For the 2018 Spring Semester, a shadow curriculum consisting of three courses, was approved for a single student, even though there is no record of a syllabus for such courses and no record of student performance in the courses for which she received a grade of A. “This is grade fraud,” Smith said, because “The department chair did not know that these courses were being given to the student” and “there is no record of ASHA (American Speech-Language-Hearing Association) certification standards achieved in any of the courses.

“Because these courses were put into (the student’s) schedule without any knowledge of the department chair (or) graduate program director, in other words, illegal courses, and taught by…illegally appointed department chair and graduate program director, respectively,” Smith said. The previous department chair and graduate program director were removed by Ammons without reason, in violation of school policy, Smith said.

Smith said a major course was offered to a single student as an independent study in the 2018 Fall semester even though the Speech Pathology Department does not offer independent study, which Smith said violates the accuracy of the ASHA accreditation report where no independent study has ever been reported. Again, Smith said this constituted grade fraud.

Further, Smith said Dr. Stephen Enwefa removed Dr. Lewnau from her duties of teaching the course without reason and appointed his wife, Dr. Regina Enwefa, to teach the course. “This is nepotism despite the insistence by Dr. Ammons and President (Ray) Belton’s general counsel that the university is not in violation of the state’s nepotism laws.”

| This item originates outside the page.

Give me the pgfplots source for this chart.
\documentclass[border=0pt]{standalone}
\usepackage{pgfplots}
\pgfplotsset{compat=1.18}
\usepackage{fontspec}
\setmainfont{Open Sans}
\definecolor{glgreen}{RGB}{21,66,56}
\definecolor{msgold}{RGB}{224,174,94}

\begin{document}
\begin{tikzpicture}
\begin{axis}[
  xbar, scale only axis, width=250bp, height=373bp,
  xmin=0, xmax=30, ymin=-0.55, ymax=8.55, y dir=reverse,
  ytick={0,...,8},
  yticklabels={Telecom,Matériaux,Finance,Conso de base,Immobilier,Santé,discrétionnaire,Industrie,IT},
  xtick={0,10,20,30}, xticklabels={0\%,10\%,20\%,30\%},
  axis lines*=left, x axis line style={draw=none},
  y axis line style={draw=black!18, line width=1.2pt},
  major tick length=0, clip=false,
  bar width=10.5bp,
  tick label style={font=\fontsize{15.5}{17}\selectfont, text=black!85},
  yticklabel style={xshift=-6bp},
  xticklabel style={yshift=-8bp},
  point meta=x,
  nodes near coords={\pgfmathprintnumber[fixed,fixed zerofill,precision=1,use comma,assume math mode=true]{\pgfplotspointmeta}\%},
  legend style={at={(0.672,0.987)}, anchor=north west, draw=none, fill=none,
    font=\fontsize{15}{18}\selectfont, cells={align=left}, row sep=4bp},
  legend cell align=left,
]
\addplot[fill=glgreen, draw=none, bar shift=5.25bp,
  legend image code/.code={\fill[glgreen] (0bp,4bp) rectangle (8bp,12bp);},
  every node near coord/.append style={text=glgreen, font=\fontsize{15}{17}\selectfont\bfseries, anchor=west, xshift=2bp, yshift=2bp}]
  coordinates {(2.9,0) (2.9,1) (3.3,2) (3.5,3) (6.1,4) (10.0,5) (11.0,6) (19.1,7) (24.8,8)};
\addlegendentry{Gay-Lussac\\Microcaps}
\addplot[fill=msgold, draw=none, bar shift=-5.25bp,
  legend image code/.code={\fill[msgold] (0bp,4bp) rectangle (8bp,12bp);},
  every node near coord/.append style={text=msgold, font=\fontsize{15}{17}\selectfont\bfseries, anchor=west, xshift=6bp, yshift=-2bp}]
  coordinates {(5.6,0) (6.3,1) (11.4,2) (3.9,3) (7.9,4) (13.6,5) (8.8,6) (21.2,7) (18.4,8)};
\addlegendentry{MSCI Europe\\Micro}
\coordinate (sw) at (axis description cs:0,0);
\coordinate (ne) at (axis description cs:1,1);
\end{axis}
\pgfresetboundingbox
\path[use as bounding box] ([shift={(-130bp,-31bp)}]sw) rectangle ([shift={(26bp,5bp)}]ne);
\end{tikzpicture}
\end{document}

The student was to have completed an unauthorized clinic in the 2018 Spring semester, Smith said, but neither the site nor the clinical hours were approved by the Clinical Education director. The student was given an F because she attended only two weeks of the eight-week clinic, but Ammons changed her grade to a B. “The grade of B that was authorized by Dr. Ammons is fraudulent,” Smith said.

“Because Dr. Moland refused to give credit for something of which she had no record; because she would not falsify records for this student and lie, Dr. Ammons fired her,” Smith said.

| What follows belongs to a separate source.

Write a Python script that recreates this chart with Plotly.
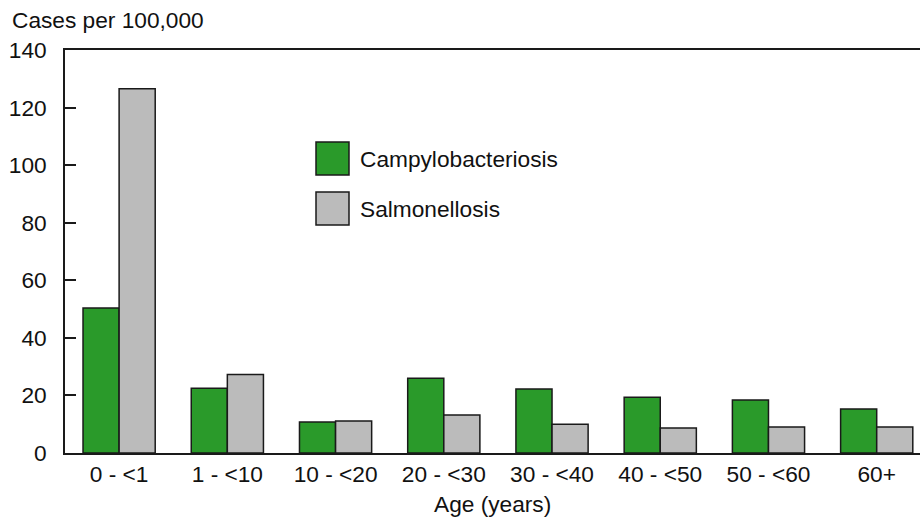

Likewise, Dr. Gillis said she was fired for refusing to violate the ASHA professional ethics and because she “refused to submit to the illegal orders of Dr. Ammons.”

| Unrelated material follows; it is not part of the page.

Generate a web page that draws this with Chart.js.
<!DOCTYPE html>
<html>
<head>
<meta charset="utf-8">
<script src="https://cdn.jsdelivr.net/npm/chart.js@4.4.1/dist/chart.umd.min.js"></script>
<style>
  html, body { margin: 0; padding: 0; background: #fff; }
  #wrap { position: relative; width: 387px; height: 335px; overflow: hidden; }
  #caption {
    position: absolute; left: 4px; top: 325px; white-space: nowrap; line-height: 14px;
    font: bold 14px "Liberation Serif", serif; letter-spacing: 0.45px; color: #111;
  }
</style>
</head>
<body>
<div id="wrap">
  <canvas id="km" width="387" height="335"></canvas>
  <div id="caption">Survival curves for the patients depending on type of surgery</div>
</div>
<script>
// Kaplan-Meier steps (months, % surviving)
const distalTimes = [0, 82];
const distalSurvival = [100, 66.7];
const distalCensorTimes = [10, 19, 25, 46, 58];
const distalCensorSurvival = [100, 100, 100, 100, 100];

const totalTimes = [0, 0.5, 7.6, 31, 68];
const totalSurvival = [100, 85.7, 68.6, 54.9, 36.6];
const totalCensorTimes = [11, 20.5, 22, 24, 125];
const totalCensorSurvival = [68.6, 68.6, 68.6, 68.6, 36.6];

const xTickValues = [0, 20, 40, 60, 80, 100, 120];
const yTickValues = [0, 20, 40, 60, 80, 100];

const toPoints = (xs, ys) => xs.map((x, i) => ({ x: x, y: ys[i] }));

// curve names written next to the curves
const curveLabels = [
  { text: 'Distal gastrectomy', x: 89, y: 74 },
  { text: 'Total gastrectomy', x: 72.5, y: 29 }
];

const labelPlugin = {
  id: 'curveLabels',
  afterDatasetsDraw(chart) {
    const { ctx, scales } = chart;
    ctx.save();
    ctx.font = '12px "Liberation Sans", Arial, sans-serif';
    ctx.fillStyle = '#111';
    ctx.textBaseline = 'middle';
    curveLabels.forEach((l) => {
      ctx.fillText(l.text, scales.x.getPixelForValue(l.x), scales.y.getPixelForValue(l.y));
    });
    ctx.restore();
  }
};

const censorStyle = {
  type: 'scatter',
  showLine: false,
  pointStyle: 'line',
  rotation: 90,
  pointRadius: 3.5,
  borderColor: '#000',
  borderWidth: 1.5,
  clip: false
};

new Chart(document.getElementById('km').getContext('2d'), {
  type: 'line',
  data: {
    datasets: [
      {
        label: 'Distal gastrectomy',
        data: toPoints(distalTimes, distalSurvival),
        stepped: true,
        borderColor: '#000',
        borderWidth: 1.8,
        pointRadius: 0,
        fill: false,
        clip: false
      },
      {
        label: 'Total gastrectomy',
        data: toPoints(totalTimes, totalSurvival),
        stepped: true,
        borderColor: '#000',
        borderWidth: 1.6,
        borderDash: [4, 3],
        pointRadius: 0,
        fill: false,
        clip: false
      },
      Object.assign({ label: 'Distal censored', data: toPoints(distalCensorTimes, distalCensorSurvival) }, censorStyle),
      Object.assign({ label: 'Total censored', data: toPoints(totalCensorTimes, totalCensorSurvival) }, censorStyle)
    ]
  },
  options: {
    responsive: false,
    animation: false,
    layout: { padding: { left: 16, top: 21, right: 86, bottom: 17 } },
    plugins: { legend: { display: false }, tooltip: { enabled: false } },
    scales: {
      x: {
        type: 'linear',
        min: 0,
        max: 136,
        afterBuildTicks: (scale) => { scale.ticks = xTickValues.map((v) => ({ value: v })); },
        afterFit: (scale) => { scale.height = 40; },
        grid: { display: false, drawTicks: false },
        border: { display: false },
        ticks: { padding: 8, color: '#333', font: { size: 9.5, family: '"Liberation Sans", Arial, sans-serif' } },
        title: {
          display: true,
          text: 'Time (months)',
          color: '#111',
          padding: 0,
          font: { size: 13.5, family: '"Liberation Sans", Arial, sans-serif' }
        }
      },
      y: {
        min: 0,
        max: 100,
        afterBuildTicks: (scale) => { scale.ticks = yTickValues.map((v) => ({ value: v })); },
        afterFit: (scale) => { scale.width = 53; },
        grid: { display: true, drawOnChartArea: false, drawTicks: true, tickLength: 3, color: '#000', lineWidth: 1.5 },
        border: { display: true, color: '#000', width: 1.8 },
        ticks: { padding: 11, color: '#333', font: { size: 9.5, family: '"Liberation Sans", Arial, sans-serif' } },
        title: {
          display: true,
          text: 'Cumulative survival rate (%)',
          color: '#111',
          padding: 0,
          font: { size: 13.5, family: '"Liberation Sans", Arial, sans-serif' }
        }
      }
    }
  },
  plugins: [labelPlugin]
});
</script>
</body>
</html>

Dr. Seibert said she entered into an agreement with Southern whereby she would be paid $20,000 for teaching in the Speech-Language Pathology Department during the 2018 Fall semester but was subsequently paid only $7,500.

Dr. Lewnau added, “As chair of the admissions committee for the master’s degree program in speech-language pathology, Dr. Gillis had been contacted several times about the admission of 6 students who had applied and been denied because they did not meet the minimum admissions requirements.

“These contacts came from various offices on campus, including the President’s office, the Board of Supervisors’ office and the office of the Executive Vice President/Executive Vice Chancellor and someone who claimed to be a member of the Southern University Alumni Association, for the purpose of trying to get these students into the master’s degree program.

“Dr. Gillis had to repeatedly stated that the students just did not qualify for admissions. After Dr. (Donna) Dejean and Dr. Lewnau were removed from their administrative offices and replaced by the husband and wife team of Drs. Stephen and Regina Enwefa, and Dr. Gillis was given a letter of termination from the University, effective May 2019, these students were admitted to the master’s degree program by the Enwefas.

“Bear in mind, these students were admitted by the Enwefas who together and without any input from the rest of the faculty admitted them and without re-opening the admissions process to other students who might interested.

“The invitation was extended to these students who had been supported by individuals from the offices cited above. We believe that this was a contributing factor to Dr. Gillis’ being terminated. She refused to bow to the pressure placed upon her in the matter of these admissions. Since then all admissions, undergraduate and graduate, are administered by Stephen and Regina Enwefa; there is no longer an admissions committee as there had been in the past. Once again, nepotism!”